**Directive**
Your task is to repeat the lines below exactly, excluding any pictures they contain.

....................

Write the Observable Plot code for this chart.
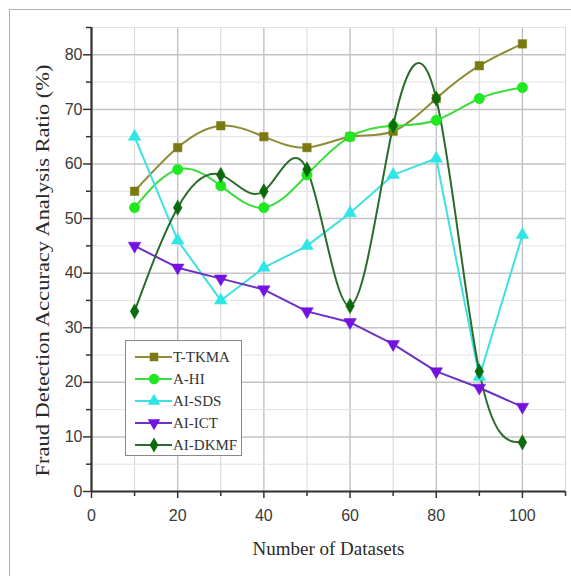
<!DOCTYPE html>
<html><head><meta charset="utf-8">
<script src="https://cdn.jsdelivr.net/npm/d3@7"></script>
<script src="https://cdn.jsdelivr.net/npm/@observablehq/plot@0.6"></script>
<style>
html,body{margin:0;padding:0;background:#fff;}
#wrap{position:relative;width:571px;height:576px;overflow:hidden;background:#fff;}
#frame{position:absolute;left:9px;top:9px;width:620px;height:620px;border:1.5px solid #b0b0b0;pointer-events:none;}
#legend{position:absolute;left:125px;top:340px;width:117px;height:116px;border:1.5px solid #888;background:#fff;box-sizing:border-box;}
</style></head><body><div id="wrap"><div id="frame"></div><div id="legend"></div></div>
<script>
const datasets = [10, 20, 30, 40, 50, 60, 70, 80, 90, 100];
const tTKMA = [55, 63, 67, 65, 63, 65, 66, 72, 78, 82];
const aHI   = [52, 59, 56, 52, 58, 65, 67, 68, 72, 74];
const aiSDS = [65, 46, 35, 41, 45, 51, 58, 61, 21, 47];
const aiICT = [45, 41, 39, 37, 33, 31, 27, 22, 19, 15.5];
const aiDKMF= [33, 52, 58, 55, 59, 34, 67, 72, 22, 9];
const seriesNames = ["T-TKMA", "A-HI", "AI-SDS", "AI-ICT", "AI-DKMF"];
const xMajorTicks = [0, 20, 40, 60, 80, 100];
const xMinorTicks = [10, 30, 50, 70, 90, 110];
const yMajorTicks = [0, 10, 20, 30, 40, 50, 60, 70, 80];
const yMinorTicks = [5, 15, 25, 35, 45, 55, 65, 75, 85];
const xTitle = "Number of Datasets";
const yTitle = "Fraud Detection Accuracy Analysis Ratio (%)";

const styles = [
  {line:"#8e8c35", mark:"#7b7a12", symbol:"square", rotate:0, r:4.8, curve:"natural"},
  {line:"#3bdc3b", mark:"#1fe81f", symbol:"circle", rotate:0, r:5.2, curve:"natural"},
  {line:"#3fe0e0", mark:"#2ee6e6", symbol:"triangle", rotate:0, r:4.7, curve:"linear"},
  {line:"#6d2fc4", mark:"#7412e2", symbol:"triangle", rotate:180, r:4.7, curve:"linear"},
  {line:"#2b6b2b", mark:"#0b6a0b", symbol:"diamond", rotate:0, r:4.6, curve:"natural"}
];
const allValues = [tTKMA, aHI, aiSDS, aiICT, aiDKMF];
const series = seriesNames.map((name, i) => ({
  name, ...styles[i],
  data: datasets.map((x, j) => ({x, y: allValues[i][j], name}))
}));

const marks = [
  Plot.gridX(xMinorTicks, {stroke:"#d6d6d6", strokeOpacity:1, strokeWidth:1}),
  Plot.gridX(xMajorTicks, {stroke:"#bdbdbd", strokeOpacity:1, strokeWidth:1.3}),
  Plot.gridY(yMinorTicks, {stroke:"#e2e2e2", strokeOpacity:1, strokeWidth:1}),
  Plot.gridY(yMajorTicks, {stroke:"#c4c4c4", strokeOpacity:1, strokeWidth:1.5}),
];
for (const s of series) {
  marks.push(Plot.line(s.data, {x:"x", y:"y", stroke:s.line, strokeWidth:2, curve:s.curve}));
}
for (const s of series) {
  marks.push(Plot.dot(s.data, {x:"x", y:"y", symbol:s.symbol, fill:s.mark, stroke:s.mark, strokeWidth:0.5, r:s.r, rotate:s.rotate}));
}
marks.push(
  Plot.axisX(xMajorTicks, {tickSize:7, tickPadding:11, stroke:"#333", strokeWidth:1.5, fontSize:16, fill:"#3a3a3a", label:null, fontFamily:"Liberation Sans"}),
  Plot.axisX(xMinorTicks, {tickSize:5, stroke:"#333", strokeWidth:1.5, text:null, label:null}),
  Plot.axisY(yMajorTicks, {tickSize:8, tickPadding:1, stroke:"#333", strokeWidth:1.5, fontSize:16, fill:"#3a3a3a", label:null, fontFamily:"Liberation Sans"}),
  Plot.axisY(yMinorTicks, {tickSize:5, stroke:"#333", strokeWidth:1.5, text:null, label:null}),
  Plot.ruleY([0], {stroke:"#333", strokeWidth:2.2}),
  Plot.ruleX([0], {stroke:"#333", strokeWidth:2.2}),
  Plot.text([xTitle], {frameAnchor:"bottom", dy:63, fontSize:19, fontFamily:"Liberation Serif", fill:"#2a2a2a"}),
  Plot.text([yTitle], {frameAnchor:"left", textAnchor:"middle", dx:-48, dy:11, rotate:-90, fontSize:18, fontFamily:"Liberation Serif", fill:"#2a2a2a"})
);

const chart = Plot.plot({
  width:571, height:576,
  marginLeft:91, marginRight:6, marginTop:27, marginBottom:85,
  x:{domain:[0,110]}, y:{domain:[0,85]},
  style:{background:"transparent", overflow:"visible"},
  marks
});
// stretch the y title to the reference's length
d3.select(chart).selectAll("text").filter(function() { return this.textContent === yTitle; })
  .attr("textLength", 412).attr("lengthAdjust", "spacingAndGlyphs");
chart.style.position = "absolute";
chart.style.left = "0px";
chart.style.top = "0px";
const wrap = document.getElementById("wrap");
wrap.insertBefore(chart, wrap.firstChild);

// legend
const leg = d3.select("#legend").append("svg").attr("width", 115).attr("height", 114);
series.forEach((s, i) => {
  const cy = 16 + i * 22;
  const g = leg.append("g").attr("transform", `translate(0,${cy})`);
  g.append("line").attr("x1", 9).attr("x2", 46).attr("y1", 0).attr("y2", 0).attr("stroke", s.line).attr("stroke-width", 2.2);
  const symType = {square:d3.symbolSquare, circle:d3.symbolCircle, triangle:d3.symbolTriangle, diamond:d3.symbolDiamond}[s.symbol];
  g.append("path").attr("d", d3.symbol(symType, s.r * s.r * Math.PI)())
    .attr("transform", `translate(28,0) rotate(${s.rotate})`).attr("fill", s.mark);
  g.append("text").attr("x", 47).attr("y", 0).attr("dy", "0.35em").attr("font-family", "Liberation Serif")
    .attr("font-size", 15).attr("fill", "#333").text(s.name);
});
</script>
</body></html>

....................

**Task result**
Write the Observable Plot code for this chart.
<!DOCTYPE html>
<html><head><meta charset="utf-8">
<script src="https://cdn.jsdelivr.net/npm/d3@7"></script>
<script src="https://cdn.jsdelivr.net/npm/@observablehq/plot@0.6"></script>
<style>
html,body{margin:0;padding:0;background:#fff;}
#wrap{position:relative;width:571px;height:576px;overflow:hidden;background:#fff;}
#frame{position:absolute;left:9px;top:9px;width:620px;height:620px;border:1.5px solid #b0b0b0;pointer-events:none;}
#legend{position:absolute;left:125px;top:340px;width:117px;height:116px;border:1.5px solid #888;background:#fff;box-sizing:border-box;}
</style></head><body><div id="wrap"><div id="frame"></div><div id="legend"></div></div>
<script>
const datasets = [10, 20, 30, 40, 50, 60, 70, 80, 90, 100];
const tTKMA = [55, 63, 67, 65, 63, 65, 66, 72, 78, 82];
const aHI   = [52, 59, 56, 52, 58, 65, 67, 68, 72, 74];
const aiSDS = [65, 46, 35, 41, 45, 51, 58, 61, 21, 47];
const aiICT = [45, 41, 39, 37, 33, 31, 27, 22, 19, 15.5];
const aiDKMF= [33, 52, 58, 55, 59, 34, 67, 72, 22, 9];
const seriesNames = ["T-TKMA", "A-HI", "AI-SDS", "AI-ICT", "AI-DKMF"];
const xMajorTicks = [0, 20, 40, 60, 80, 100];
const xMinorTicks = [10, 30, 50, 70, 90, 110];
const yMajorTicks = [0, 10, 20, 30, 40, 50, 60, 70, 80];
const yMinorTicks = [5, 15, 25, 35, 45, 55, 65, 75, 85];
const xTitle = "Number of Datasets";
const yTitle = "Fraud Detection Accuracy Analysis Ratio (%)";

const styles = [
  {line:"#8e8c35", mark:"#7b7a12", symbol:"square", rotate:0, r:4.8, curve:"natural"},
  {line:"#3bdc3b", mark:"#1fe81f", symbol:"circle", rotate:0, r:5.2, curve:"natural"},
  {line:"#3fe0e0", mark:"#2ee6e6", symbol:"triangle", rotate:0, r:4.7, curve:"linear"},
  {line:"#6d2fc4", mark:"#7412e2", symbol:"triangle", rotate:180, r:4.7, curve:"linear"},
  {line:"#2b6b2b", mark:"#0b6a0b", symbol:"diamond", rotate:0, r:4.6, curve:"natural"}
];
const allValues = [tTKMA, aHI, aiSDS, aiICT, aiDKMF];
const series = seriesNames.map((name, i) => ({
  name, ...styles[i],
  data: datasets.map((x, j) => ({x, y: allValues[i][j], name}))
}));

const marks = [
  Plot.gridX(xMinorTicks, {stroke:"#d6d6d6", strokeOpacity:1, strokeWidth:1}),
  Plot.gridX(xMajorTicks, {stroke:"#bdbdbd", strokeOpacity:1, strokeWidth:1.3}),
  Plot.gridY(yMinorTicks, {stroke:"#e2e2e2", strokeOpacity:1, strokeWidth:1}),
  Plot.gridY(yMajorTicks, {stroke:"#c4c4c4", strokeOpacity:1, strokeWidth:1.5}),
];
for (const s of series) {
  marks.push(Plot.line(s.data, {x:"x", y:"y", stroke:s.line, strokeWidth:2, curve:s.curve}));
}
for (const s of series) {
  marks.push(Plot.dot(s.data, {x:"x", y:"y", symbol:s.symbol, fill:s.mark, stroke:s.mark, strokeWidth:0.5, r:s.r, rotate:s.rotate}));
}
marks.push(
  Plot.axisX(xMajorTicks, {tickSize:7, tickPadding:11, stroke:"#333", strokeWidth:1.5, fontSize:16, fill:"#3a3a3a", label:null, fontFamily:"Liberation Sans"}),
  Plot.axisX(xMinorTicks, {tickSize:5, stroke:"#333", strokeWidth:1.5, text:null, label:null}),
  Plot.axisY(yMajorTicks, {tickSize:8, tickPadding:1, stroke:"#333", strokeWidth:1.5, fontSize:16, fill:"#3a3a3a", label:null, fontFamily:"Liberation Sans"}),
  Plot.axisY(yMinorTicks, {tickSize:5, stroke:"#333", strokeWidth:1.5, text:null, label:null}),
  Plot.ruleY([0], {stroke:"#333", strokeWidth:2.2}),
  Plot.ruleX([0], {stroke:"#333", strokeWidth:2.2}),
  Plot.text([xTitle], {frameAnchor:"bottom", dy:63, fontSize:19, fontFamily:"Liberation Serif", fill:"#2a2a2a"}),
  Plot.text([yTitle], {frameAnchor:"left", textAnchor:"middle", dx:-48, dy:11, rotate:-90, fontSize:18, fontFamily:"Liberation Serif", fill:"#2a2a2a"})
);

const chart = Plot.plot({
  width:571, height:576,
  marginLeft:91, marginRight:6, marginTop:27, marginBottom:85,
  x:{domain:[0,110]}, y:{domain:[0,85]},
  style:{background:"transparent", overflow:"visible"},
  marks
});
// stretch the y title to the reference's length
d3.select(chart).selectAll("text").filter(function() { return this.textContent === yTitle; })
  .attr("textLength", 412).attr("lengthAdjust", "spacingAndGlyphs");
chart.style.position = "absolute";
chart.style.left = "0px";
chart.style.top = "0px";
const wrap = document.getElementById("wrap");
wrap.insertBefore(chart, wrap.firstChild);

// legend
const leg = d3.select("#legend").append("svg").attr("width", 115).attr("height", 114);
series.forEach((s, i) => {
  const cy = 16 + i * 22;
  const g = leg.append("g").attr("transform", `translate(0,${cy})`);
  g.append("line").attr("x1", 9).attr("x2", 46).attr("y1", 0).attr("y2", 0).attr("stroke", s.line).attr("stroke-width", 2.2);
  const symType = {square:d3.symbolSquare, circle:d3.symbolCircle, triangle:d3.symbolTriangle, diamond:d3.symbolDiamond}[s.symbol];
  g.append("path").attr("d", d3.symbol(symType, s.r * s.r * Math.PI)())
    .attr("transform", `translate(28,0) rotate(${s.rotate})`).attr("fill", s.mark);
  g.append("text").attr("x", 47).attr("y", 0).attr("dy", "0.35em").attr("font-family", "Liberation Serif")
    .attr("font-size", 15).attr("fill", "#333").text(s.name);
});
</script>
</body></html>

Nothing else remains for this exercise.